After the service there was a brief ceremony, during which the enthusiastic German organist’s solemn daughter lit candles in the cemetery for Malangenites lost at sea and war, and then local schoolchildren gathered to parade to the Sand School. They wore
bright bunads and waved flags and somebody played a trumpet; the procession, congregated, stretched halfway around the graveyard. But the whole thing saddened me, particularly when I thought of Arild sitting at home, avoiding the community that streamed from the church his grandfather had built. So I slipped back down the hill and didn’t join the parade. Back in the Old House, Arild had baked a chocolate cake with some of the extra eggs.
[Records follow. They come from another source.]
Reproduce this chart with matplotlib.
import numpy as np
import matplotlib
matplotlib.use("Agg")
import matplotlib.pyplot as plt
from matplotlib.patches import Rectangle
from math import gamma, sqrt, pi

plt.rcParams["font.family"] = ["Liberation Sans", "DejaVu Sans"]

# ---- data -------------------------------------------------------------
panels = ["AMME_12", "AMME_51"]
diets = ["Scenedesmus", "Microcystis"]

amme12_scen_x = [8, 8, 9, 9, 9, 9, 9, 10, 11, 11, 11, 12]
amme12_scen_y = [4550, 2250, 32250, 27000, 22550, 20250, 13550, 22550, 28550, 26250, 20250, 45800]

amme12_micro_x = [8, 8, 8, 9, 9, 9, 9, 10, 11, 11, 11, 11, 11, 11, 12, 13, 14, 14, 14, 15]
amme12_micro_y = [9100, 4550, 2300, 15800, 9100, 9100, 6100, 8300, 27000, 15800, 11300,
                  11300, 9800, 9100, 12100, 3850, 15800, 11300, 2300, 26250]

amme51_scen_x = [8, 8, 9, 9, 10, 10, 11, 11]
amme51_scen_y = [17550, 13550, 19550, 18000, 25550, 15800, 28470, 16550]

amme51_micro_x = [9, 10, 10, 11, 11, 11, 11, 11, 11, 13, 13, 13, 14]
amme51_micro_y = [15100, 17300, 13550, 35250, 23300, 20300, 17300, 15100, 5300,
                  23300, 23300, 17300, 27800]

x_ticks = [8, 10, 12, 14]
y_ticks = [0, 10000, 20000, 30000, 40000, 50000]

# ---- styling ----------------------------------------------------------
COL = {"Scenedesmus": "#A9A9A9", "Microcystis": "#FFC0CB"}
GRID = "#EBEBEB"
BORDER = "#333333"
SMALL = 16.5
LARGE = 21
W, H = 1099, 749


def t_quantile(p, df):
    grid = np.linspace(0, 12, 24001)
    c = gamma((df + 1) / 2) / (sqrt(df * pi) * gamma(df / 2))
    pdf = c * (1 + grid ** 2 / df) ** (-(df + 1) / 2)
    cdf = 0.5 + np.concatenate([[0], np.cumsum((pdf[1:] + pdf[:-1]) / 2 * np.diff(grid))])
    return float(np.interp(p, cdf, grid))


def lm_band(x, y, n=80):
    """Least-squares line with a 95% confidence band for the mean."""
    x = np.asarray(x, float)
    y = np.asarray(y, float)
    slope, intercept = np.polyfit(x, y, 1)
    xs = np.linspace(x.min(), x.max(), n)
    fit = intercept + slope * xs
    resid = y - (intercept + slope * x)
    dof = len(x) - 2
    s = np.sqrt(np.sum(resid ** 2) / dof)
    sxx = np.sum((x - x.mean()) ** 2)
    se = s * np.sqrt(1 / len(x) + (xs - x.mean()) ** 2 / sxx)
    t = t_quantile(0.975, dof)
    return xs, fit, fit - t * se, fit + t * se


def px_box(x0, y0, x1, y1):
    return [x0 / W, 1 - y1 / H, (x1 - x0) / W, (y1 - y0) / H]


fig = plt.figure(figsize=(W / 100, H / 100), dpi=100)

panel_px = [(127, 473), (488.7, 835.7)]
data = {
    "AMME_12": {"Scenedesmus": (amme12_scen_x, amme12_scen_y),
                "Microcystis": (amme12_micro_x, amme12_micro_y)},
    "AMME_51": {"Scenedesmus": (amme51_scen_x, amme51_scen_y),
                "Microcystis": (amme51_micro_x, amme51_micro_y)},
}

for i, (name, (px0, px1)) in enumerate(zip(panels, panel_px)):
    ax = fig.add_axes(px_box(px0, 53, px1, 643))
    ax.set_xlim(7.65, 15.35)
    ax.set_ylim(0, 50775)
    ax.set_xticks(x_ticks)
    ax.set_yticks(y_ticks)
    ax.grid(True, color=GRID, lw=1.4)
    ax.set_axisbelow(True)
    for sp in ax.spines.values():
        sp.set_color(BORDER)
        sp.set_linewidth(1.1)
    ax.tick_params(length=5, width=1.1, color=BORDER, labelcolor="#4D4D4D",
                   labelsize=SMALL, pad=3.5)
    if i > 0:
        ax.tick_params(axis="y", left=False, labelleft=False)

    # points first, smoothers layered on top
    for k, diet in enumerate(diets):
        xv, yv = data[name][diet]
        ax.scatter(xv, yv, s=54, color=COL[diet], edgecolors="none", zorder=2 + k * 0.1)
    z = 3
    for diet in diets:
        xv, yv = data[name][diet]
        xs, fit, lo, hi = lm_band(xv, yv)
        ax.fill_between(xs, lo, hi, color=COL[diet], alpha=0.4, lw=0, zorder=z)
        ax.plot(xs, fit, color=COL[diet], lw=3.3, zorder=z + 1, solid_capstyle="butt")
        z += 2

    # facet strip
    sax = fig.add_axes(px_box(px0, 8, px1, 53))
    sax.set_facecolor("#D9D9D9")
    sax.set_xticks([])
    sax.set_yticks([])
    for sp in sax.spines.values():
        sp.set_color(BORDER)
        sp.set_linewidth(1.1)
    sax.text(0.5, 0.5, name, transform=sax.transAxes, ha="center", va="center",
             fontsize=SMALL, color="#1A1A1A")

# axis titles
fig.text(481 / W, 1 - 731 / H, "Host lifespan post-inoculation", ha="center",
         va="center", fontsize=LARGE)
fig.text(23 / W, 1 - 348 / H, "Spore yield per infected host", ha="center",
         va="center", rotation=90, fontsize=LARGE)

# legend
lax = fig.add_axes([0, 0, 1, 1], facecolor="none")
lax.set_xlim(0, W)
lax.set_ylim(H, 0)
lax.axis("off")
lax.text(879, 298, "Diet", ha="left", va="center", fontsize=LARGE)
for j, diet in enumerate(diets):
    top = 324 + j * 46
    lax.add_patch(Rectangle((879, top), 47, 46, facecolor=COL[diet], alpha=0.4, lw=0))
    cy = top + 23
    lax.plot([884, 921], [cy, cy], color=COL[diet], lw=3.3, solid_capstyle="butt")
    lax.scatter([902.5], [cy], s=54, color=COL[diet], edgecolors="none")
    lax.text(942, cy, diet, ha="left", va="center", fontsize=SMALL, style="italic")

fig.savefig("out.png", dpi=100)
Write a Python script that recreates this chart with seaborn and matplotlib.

He seemed happy about the cake, but I was worried about him. Between Henning’s scolding and Anne Lill’s impending departure, he’d seemed down lately, spending more time than usual in front of the television. His limp, which appeared on and off, had been constant for weeks. Even at the shop he was unusually quiet, and sometimes leaned on a shopping cart to get around. It was only with the sheep that he seemed content. So when, after a lunch of cake, he suggested driving to the school to catch the end of the festivities, I was all for it.
The parade had reached the school, and we drove slowly, inching along as children sprinted across the road with ice cream smeared on their faces. An older woman had dressed her poodle in a vest. Someone was handing out hot dogs, someone else playing an accordion. And then we had passed them, and there was nothing more; the potholed road curved uphill toward the mountain village, past two red houses, which belonged to Rune and to Arild’s ex-wife. Arild watched the crowd in the rearview mirror. Then, with a sniff, he pulled into Rune’s driveway. He had brought no gift, no excuse for the visit, but it was no matter. Sometimes he liked to spy on Rune, to tease him. Despite Henning’s discouragement, he was not getting out of people’s business quite yet.